The pull request documentation will be the best reference for creating PR's. There are a few specifics to the project that are worth mentioning however.

Submitting

  1. The develop branch is protected by a few rules. PR's must be approved by a number of memeber before being merged. There are also some automated actions that run on each PR. If they fail, they will block the PR from being merged.

  2. Be sure to leave a detailed description of what you changed or added. If you added something that renders on screen, attach screenshots of it. If you changed something related to a test, post screenshot of those tests passing.

  3. If the PR is not approved of any of the automation tests fail, you should not delete the PR. Instead, make changes to your branch, rebase if necessary, and then push back to the remote. The pull request will be automatically updated.

  4. Make sure to assign yourself to the PR, apply the appropriate labels, and assign to the correct milestone or project.

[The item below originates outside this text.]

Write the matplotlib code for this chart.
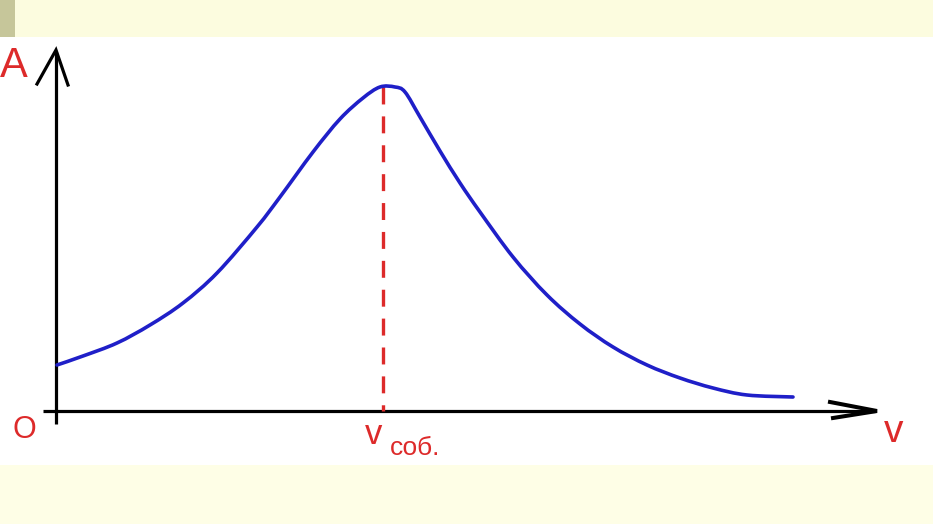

  5. As the creator of the PR, you are responsible for merging the code. Once all checks have passed and approvals have been given, merge the code into develop. Be sure to delete the branch after this to reduce stale branches.

Reviewing

  1. When reviewing code, don't be afraid to ask for clarification or changes!

  2. If you do not understand what the PR changes or how the code works, don't approve it! Approvals should be actual code reviews, not to just unblock a PR.

  3. If there is a preview deployment, always check it and click around. If there are changes to the front end application, test them out specifically.

  4. If changes are significant, pull the code down and test it out yourself. This is a great way to understand how others develop and give things an in depth test.